Begin Data lines

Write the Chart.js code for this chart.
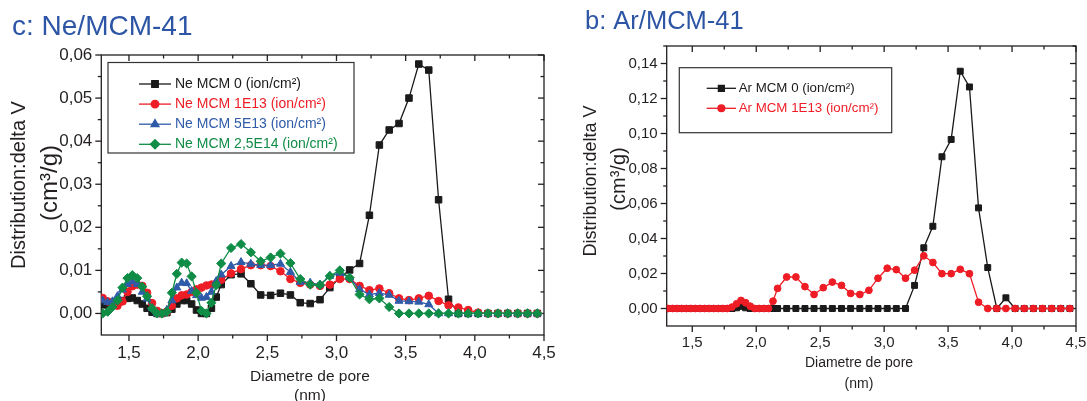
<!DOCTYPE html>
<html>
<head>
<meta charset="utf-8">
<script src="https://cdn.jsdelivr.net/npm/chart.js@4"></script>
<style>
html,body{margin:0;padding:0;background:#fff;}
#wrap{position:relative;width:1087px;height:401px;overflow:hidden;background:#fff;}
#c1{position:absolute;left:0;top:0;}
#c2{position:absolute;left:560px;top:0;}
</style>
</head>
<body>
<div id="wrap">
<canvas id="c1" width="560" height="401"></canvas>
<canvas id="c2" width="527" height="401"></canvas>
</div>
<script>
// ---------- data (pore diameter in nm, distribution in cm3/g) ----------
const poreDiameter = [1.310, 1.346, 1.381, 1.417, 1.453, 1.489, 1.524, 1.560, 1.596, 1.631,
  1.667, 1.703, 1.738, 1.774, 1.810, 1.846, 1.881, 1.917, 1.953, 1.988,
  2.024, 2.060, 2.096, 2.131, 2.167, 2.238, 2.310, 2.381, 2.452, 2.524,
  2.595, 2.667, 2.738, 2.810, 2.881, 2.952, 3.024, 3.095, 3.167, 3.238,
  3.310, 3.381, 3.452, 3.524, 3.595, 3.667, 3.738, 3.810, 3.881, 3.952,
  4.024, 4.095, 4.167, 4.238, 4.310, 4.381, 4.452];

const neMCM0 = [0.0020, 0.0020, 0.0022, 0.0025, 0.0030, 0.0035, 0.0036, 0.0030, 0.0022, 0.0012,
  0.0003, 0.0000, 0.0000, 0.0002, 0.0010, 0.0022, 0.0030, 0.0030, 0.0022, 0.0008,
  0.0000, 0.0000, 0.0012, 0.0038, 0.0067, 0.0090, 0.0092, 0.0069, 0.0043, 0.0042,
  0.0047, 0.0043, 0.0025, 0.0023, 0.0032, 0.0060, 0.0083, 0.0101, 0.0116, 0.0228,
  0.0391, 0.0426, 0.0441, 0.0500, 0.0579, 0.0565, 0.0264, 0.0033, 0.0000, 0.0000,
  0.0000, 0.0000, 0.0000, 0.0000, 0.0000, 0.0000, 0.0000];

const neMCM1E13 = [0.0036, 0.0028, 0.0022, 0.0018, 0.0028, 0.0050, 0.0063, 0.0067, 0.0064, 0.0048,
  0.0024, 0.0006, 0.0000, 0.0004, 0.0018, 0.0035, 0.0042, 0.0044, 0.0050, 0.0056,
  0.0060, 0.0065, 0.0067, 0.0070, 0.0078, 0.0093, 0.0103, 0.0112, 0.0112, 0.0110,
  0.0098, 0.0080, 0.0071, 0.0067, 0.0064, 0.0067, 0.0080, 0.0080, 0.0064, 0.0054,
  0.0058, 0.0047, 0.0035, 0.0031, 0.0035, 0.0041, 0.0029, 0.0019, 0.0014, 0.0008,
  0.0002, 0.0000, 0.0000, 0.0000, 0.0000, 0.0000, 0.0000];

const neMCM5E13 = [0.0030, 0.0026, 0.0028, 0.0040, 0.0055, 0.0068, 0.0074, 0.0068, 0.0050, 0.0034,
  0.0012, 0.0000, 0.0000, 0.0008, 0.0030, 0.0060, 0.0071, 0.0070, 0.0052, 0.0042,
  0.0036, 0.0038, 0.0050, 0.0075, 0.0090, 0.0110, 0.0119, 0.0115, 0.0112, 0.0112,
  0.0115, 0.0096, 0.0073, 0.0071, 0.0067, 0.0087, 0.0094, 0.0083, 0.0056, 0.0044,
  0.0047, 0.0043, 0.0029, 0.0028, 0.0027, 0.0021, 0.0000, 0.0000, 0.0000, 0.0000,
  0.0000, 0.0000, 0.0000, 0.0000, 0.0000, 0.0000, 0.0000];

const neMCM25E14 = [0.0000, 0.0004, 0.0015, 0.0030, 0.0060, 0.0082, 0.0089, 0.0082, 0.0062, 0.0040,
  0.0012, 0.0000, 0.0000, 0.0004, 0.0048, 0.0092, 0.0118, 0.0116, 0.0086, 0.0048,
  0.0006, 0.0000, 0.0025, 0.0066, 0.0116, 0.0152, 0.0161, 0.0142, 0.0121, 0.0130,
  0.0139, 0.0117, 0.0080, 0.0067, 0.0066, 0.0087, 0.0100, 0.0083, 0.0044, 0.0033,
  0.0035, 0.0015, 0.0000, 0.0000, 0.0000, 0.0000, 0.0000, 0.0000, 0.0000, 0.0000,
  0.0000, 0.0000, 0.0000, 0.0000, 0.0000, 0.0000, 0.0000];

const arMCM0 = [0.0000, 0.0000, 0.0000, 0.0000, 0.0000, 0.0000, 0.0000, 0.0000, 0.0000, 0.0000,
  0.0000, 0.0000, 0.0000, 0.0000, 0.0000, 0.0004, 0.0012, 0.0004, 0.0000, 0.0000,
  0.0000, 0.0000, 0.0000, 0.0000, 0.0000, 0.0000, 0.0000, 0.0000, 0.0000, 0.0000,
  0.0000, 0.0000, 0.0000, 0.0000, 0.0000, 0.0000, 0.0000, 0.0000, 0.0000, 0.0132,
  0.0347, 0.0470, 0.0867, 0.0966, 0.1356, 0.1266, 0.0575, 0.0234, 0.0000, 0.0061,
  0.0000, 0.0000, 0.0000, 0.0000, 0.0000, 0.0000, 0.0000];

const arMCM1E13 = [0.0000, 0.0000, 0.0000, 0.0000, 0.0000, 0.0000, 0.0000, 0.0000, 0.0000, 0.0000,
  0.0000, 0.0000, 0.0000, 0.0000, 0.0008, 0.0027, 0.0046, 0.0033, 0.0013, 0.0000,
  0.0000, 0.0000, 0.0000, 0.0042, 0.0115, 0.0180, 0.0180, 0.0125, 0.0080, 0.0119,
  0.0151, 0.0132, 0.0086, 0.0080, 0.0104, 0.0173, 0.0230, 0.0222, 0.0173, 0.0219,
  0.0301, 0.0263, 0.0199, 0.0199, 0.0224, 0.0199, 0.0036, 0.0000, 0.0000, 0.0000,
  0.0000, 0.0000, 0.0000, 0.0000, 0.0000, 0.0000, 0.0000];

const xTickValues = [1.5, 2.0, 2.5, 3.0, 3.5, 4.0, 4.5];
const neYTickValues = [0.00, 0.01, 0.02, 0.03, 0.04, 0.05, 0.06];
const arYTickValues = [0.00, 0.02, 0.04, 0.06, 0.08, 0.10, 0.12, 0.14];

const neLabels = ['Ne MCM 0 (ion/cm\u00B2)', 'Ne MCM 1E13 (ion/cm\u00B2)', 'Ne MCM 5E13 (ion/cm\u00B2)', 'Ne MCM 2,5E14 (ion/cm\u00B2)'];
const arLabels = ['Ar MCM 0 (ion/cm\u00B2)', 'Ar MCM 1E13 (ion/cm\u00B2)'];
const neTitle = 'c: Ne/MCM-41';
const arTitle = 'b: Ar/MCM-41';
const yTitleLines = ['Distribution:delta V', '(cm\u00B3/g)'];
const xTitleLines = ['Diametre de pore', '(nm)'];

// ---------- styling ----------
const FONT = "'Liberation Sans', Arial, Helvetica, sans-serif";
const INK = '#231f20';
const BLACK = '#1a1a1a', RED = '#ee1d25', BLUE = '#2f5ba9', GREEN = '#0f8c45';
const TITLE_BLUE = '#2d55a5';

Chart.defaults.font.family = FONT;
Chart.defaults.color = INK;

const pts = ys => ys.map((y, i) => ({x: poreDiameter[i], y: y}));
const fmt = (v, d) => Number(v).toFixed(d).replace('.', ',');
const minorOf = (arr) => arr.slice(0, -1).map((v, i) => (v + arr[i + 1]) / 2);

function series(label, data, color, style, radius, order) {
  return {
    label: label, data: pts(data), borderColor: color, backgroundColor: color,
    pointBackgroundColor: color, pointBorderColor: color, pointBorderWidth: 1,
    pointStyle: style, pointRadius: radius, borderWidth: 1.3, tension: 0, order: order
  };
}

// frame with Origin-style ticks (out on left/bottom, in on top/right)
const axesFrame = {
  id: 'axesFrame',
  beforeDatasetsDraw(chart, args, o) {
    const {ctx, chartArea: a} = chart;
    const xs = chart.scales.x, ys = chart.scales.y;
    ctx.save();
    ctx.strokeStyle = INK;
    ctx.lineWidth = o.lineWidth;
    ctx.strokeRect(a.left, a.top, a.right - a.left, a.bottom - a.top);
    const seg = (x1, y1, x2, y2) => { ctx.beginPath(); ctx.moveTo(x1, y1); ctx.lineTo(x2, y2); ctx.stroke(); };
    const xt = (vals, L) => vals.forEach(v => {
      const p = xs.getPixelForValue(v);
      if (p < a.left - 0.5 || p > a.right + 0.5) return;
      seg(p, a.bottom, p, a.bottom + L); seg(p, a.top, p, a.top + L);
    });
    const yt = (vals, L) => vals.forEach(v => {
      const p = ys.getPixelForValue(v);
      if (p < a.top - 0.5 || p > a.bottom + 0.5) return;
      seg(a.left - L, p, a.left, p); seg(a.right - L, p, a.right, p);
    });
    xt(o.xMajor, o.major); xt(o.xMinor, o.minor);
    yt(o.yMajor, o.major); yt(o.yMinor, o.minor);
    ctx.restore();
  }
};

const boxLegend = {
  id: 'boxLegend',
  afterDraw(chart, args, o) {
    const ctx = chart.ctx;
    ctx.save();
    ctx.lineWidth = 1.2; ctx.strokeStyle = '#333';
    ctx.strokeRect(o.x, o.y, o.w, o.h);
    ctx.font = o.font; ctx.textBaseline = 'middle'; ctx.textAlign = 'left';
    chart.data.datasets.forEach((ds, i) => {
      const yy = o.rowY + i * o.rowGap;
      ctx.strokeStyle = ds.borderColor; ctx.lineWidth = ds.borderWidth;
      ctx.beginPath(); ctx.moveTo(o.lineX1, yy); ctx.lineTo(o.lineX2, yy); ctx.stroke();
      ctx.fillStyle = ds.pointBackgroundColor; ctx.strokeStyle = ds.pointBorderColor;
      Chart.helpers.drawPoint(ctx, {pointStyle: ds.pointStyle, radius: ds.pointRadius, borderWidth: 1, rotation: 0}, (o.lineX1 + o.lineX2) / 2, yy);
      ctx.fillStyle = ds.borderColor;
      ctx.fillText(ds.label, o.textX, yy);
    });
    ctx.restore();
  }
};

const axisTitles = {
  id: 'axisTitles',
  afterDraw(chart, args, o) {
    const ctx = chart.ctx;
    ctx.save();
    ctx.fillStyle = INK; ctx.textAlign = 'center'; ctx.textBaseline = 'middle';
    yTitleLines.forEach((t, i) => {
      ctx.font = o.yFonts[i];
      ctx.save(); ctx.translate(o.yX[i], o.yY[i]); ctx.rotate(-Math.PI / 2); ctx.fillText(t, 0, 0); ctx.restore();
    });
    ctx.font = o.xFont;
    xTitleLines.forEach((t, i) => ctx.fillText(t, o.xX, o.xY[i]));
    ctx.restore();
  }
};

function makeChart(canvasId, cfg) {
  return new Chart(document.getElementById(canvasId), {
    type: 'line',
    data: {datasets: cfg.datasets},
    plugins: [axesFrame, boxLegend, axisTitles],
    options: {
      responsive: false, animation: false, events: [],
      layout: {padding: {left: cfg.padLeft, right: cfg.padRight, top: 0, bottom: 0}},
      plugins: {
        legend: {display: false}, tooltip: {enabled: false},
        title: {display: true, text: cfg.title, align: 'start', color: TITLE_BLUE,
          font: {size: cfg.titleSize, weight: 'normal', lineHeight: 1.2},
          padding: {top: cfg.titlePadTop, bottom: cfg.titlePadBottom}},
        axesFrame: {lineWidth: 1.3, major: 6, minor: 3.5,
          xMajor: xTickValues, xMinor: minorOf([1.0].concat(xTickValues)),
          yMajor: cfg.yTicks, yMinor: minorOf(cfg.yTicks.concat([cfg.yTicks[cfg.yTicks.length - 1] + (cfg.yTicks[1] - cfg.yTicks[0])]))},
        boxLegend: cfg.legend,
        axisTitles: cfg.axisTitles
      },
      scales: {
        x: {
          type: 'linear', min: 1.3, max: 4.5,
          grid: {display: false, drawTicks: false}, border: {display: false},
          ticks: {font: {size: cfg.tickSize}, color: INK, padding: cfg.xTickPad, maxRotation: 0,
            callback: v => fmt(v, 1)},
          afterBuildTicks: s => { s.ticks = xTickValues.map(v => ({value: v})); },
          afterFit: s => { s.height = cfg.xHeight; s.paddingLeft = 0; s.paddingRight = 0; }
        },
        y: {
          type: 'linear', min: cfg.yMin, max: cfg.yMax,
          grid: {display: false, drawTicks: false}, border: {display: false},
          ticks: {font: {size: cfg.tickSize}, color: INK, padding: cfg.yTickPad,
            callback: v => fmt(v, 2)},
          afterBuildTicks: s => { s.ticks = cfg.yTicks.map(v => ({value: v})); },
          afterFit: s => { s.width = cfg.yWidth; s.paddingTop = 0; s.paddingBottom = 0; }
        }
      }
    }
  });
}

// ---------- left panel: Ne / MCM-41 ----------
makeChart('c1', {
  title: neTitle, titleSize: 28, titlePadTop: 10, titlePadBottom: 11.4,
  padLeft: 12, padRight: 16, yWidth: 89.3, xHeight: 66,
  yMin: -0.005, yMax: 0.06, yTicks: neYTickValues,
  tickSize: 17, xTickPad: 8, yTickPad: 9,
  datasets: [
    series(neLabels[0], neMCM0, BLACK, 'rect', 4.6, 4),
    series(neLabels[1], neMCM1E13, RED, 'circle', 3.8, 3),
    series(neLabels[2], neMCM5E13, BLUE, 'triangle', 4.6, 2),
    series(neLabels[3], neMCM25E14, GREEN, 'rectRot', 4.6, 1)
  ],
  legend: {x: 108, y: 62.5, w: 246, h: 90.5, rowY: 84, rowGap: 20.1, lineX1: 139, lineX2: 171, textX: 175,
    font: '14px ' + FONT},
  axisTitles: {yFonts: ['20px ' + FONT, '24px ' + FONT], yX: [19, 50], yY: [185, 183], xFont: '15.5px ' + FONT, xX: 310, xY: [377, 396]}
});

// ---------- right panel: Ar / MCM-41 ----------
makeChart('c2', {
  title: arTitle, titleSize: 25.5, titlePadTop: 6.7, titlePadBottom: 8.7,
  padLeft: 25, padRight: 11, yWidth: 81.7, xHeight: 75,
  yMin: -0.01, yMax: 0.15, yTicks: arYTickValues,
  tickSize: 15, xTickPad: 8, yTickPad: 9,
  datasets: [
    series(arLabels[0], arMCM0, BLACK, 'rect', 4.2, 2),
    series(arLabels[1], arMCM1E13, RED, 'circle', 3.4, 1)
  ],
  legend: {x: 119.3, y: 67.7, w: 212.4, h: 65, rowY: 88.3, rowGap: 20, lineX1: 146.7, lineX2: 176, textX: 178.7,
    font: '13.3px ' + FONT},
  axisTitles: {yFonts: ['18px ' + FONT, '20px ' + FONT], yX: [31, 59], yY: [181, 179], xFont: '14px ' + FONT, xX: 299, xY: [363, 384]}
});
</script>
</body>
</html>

End Data lines

▶ What needs to be done
Set down again, exactly, the lines of the material above from its first line to the one with "4.024, 4.095, 4.167, 4.238, 4.310, 4.381, 4.452];", inclusive. Leave the pictures out.

▶ Task solution
Write the Chart.js code for this chart.
<!DOCTYPE html>
<html>
<head>
<meta charset="utf-8">
<script src="https://cdn.jsdelivr.net/npm/chart.js@4"></script>
<style>
html,body{margin:0;padding:0;background:#fff;}
#wrap{position:relative;width:1087px;height:401px;overflow:hidden;background:#fff;}
#c1{position:absolute;left:0;top:0;}
#c2{position:absolute;left:560px;top:0;}
</style>
</head>
<body>
<div id="wrap">
<canvas id="c1" width="560" height="401"></canvas>
<canvas id="c2" width="527" height="401"></canvas>
</div>
<script>
// ---------- data (pore diameter in nm, distribution in cm3/g) ----------
const poreDiameter = [1.310, 1.346, 1.381, 1.417, 1.453, 1.489, 1.524, 1.560, 1.596, 1.631,
  1.667, 1.703, 1.738, 1.774, 1.810, 1.846, 1.881, 1.917, 1.953, 1.988,
  2.024, 2.060, 2.096, 2.131, 2.167, 2.238, 2.310, 2.381, 2.452, 2.524,
  2.595, 2.667, 2.738, 2.810, 2.881, 2.952, 3.024, 3.095, 3.167, 3.238,
  3.310, 3.381, 3.452, 3.524, 3.595, 3.667, 3.738, 3.810, 3.881, 3.952,
  4.024, 4.095, 4.167, 4.238, 4.310, 4.381, 4.452];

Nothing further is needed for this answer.